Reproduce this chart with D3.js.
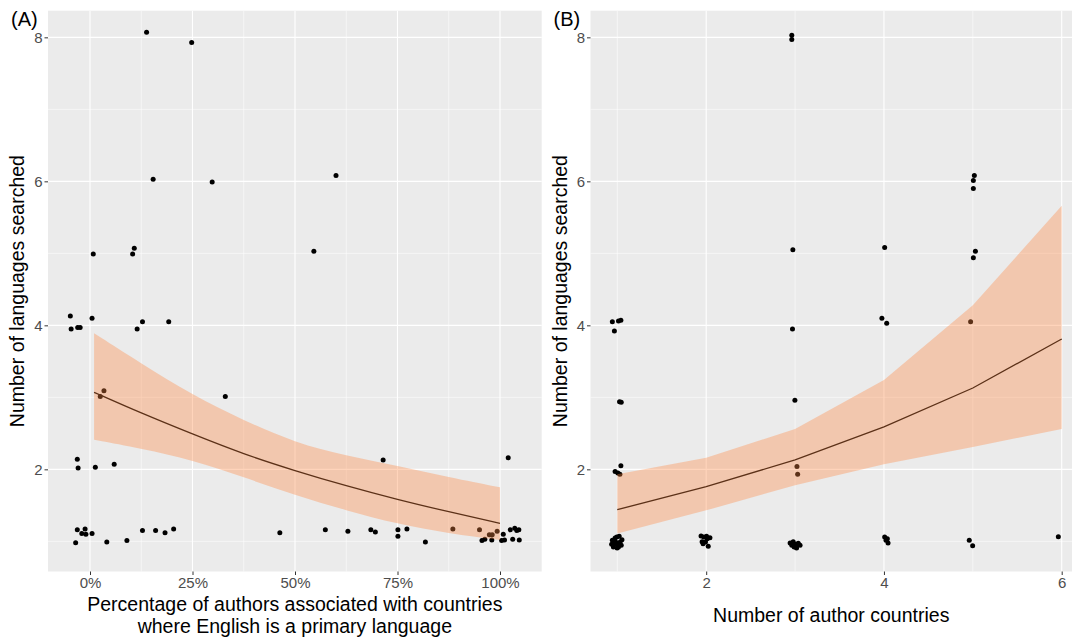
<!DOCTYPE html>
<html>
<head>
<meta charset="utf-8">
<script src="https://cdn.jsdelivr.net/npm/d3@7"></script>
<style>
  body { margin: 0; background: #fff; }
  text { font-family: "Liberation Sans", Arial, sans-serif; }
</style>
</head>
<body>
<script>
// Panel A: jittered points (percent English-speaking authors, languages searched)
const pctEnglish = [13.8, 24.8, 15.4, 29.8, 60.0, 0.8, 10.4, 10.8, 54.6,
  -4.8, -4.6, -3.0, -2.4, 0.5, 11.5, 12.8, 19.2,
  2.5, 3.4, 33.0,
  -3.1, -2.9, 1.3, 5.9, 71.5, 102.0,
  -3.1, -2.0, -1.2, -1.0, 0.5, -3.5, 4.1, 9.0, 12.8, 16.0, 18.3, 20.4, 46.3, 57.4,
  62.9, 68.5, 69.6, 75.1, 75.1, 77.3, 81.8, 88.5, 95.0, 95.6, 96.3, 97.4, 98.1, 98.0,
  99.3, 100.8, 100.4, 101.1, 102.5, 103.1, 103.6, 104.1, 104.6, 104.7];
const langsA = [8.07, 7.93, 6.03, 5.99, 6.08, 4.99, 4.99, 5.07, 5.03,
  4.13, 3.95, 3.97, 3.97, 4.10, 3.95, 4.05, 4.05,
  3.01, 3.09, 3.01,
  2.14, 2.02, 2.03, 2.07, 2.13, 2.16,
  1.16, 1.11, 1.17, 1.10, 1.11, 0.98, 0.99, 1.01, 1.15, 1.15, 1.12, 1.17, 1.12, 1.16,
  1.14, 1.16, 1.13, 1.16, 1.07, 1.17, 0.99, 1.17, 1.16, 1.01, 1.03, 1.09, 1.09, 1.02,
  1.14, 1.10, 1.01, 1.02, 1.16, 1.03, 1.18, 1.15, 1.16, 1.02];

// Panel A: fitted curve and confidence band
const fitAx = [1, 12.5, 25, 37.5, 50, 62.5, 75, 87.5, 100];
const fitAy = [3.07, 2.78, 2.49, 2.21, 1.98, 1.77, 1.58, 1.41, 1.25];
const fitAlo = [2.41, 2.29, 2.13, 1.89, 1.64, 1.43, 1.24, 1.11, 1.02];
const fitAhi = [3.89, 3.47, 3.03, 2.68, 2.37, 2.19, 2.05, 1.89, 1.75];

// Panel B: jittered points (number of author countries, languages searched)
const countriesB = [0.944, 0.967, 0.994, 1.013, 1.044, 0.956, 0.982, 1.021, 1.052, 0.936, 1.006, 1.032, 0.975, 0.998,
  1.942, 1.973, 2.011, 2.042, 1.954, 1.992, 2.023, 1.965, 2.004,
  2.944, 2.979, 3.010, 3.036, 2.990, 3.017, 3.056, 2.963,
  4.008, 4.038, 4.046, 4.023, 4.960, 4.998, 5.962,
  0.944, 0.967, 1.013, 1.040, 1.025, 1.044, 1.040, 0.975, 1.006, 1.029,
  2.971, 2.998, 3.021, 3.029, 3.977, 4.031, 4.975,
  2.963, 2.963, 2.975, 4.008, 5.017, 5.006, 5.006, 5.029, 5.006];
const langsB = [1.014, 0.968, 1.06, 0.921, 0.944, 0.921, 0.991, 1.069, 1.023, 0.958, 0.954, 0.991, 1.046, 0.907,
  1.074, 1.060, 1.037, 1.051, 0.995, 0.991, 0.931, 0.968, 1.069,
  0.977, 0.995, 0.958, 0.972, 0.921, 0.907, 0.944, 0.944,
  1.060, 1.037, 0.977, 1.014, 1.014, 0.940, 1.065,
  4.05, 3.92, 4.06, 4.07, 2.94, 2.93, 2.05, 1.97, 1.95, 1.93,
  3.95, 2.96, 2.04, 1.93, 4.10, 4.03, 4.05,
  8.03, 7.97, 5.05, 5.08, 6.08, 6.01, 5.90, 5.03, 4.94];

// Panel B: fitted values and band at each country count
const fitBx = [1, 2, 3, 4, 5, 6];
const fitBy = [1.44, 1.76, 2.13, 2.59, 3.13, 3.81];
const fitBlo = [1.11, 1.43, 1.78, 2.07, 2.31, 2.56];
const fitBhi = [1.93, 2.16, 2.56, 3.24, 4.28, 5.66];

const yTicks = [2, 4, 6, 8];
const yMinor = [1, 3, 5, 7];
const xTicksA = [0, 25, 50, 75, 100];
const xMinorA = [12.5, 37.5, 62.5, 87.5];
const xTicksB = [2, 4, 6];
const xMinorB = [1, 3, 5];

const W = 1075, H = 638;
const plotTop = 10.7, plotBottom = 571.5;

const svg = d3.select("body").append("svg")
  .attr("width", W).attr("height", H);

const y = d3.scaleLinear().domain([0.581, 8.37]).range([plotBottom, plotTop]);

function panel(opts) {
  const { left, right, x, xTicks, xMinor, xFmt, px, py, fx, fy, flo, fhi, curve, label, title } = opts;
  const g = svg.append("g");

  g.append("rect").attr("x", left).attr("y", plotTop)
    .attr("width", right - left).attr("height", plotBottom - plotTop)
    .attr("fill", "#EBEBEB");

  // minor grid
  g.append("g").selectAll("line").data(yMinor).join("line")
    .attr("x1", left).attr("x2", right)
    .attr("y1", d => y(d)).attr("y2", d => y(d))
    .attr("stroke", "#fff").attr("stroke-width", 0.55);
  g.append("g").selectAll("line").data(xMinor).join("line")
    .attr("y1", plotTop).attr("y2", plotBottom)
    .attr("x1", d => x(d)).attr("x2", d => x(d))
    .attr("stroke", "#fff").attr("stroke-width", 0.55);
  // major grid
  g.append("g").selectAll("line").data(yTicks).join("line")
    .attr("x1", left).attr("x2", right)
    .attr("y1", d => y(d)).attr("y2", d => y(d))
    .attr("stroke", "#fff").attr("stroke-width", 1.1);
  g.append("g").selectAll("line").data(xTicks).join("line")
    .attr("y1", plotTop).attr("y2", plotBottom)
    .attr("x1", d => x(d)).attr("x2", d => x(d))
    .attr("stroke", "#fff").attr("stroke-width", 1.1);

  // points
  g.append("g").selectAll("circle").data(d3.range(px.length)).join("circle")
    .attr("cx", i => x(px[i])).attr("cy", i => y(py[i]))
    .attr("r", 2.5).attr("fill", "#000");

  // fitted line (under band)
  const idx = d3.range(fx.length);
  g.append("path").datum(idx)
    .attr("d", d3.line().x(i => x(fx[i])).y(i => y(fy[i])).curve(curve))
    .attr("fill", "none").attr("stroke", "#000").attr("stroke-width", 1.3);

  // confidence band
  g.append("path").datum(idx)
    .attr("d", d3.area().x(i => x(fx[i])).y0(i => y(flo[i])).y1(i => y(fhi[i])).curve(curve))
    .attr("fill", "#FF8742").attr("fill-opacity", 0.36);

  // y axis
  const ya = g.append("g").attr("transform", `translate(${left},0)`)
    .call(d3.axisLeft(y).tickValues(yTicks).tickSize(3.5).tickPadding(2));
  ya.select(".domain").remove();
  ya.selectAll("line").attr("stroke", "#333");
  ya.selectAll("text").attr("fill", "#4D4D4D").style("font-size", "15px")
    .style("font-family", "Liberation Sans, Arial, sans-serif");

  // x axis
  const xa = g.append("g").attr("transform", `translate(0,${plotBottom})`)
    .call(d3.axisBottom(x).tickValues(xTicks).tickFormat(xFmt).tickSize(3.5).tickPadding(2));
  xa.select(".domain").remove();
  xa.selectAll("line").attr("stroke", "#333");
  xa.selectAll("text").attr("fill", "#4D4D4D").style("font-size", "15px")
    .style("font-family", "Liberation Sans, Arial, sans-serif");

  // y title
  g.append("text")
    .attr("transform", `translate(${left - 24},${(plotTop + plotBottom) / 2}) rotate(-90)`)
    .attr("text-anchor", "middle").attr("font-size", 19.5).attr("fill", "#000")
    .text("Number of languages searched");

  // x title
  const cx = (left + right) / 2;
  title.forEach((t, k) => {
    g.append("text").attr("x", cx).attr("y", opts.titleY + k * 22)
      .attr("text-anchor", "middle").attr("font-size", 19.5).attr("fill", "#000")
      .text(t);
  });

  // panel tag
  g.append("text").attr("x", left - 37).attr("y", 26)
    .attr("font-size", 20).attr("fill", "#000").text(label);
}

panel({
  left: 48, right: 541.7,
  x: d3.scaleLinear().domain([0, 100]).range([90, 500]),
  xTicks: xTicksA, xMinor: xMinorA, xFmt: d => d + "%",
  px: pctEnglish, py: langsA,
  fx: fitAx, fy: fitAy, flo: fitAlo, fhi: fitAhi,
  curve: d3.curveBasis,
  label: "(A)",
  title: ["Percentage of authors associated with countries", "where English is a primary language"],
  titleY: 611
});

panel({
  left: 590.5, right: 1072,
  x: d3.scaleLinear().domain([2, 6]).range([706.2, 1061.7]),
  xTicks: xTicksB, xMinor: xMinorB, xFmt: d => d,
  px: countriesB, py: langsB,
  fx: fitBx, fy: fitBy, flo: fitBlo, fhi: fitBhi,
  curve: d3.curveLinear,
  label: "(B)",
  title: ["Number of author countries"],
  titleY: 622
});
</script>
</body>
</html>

- - - - - - -

• _The request_
Restate only the lines running from the start of the material above through the line containing "2.05, 1.89, 1.75];", ends included. No pictures.

• _Expected answer_
Reproduce this chart with D3.js.
<!DOCTYPE html>
<html>
<head>
<meta charset="utf-8">
<script src="https://cdn.jsdelivr.net/npm/d3@7"></script>
<style>
  body { margin: 0; background: #fff; }
  text { font-family: "Liberation Sans", Arial, sans-serif; }
</style>
</head>
<body>
<script>
// Panel A: jittered points (percent English-speaking authors, languages searched)
const pctEnglish = [13.8, 24.8, 15.4, 29.8, 60.0, 0.8, 10.4, 10.8, 54.6,
  -4.8, -4.6, -3.0, -2.4, 0.5, 11.5, 12.8, 19.2,
  2.5, 3.4, 33.0,
  -3.1, -2.9, 1.3, 5.9, 71.5, 102.0,
  -3.1, -2.0, -1.2, -1.0, 0.5, -3.5, 4.1, 9.0, 12.8, 16.0, 18.3, 20.4, 46.3, 57.4,
  62.9, 68.5, 69.6, 75.1, 75.1, 77.3, 81.8, 88.5, 95.0, 95.6, 96.3, 97.4, 98.1, 98.0,
  99.3, 100.8, 100.4, 101.1, 102.5, 103.1, 103.6, 104.1, 104.6, 104.7];
const langsA = [8.07, 7.93, 6.03, 5.99, 6.08, 4.99, 4.99, 5.07, 5.03,
  4.13, 3.95, 3.97, 3.97, 4.10, 3.95, 4.05, 4.05,
  3.01, 3.09, 3.01,
  2.14, 2.02, 2.03, 2.07, 2.13, 2.16,
  1.16, 1.11, 1.17, 1.10, 1.11, 0.98, 0.99, 1.01, 1.15, 1.15, 1.12, 1.17, 1.12, 1.16,
  1.14, 1.16, 1.13, 1.16, 1.07, 1.17, 0.99, 1.17, 1.16, 1.01, 1.03, 1.09, 1.09, 1.02,
  1.14, 1.10, 1.01, 1.02, 1.16, 1.03, 1.18, 1.15, 1.16, 1.02];

// Panel A: fitted curve and confidence band
const fitAx = [1, 12.5, 25, 37.5, 50, 62.5, 75, 87.5, 100];
const fitAy = [3.07, 2.78, 2.49, 2.21, 1.98, 1.77, 1.58, 1.41, 1.25];
const fitAlo = [2.41, 2.29, 2.13, 1.89, 1.64, 1.43, 1.24, 1.11, 1.02];
const fitAhi = [3.89, 3.47, 3.03, 2.68, 2.37, 2.19, 2.05, 1.89, 1.75];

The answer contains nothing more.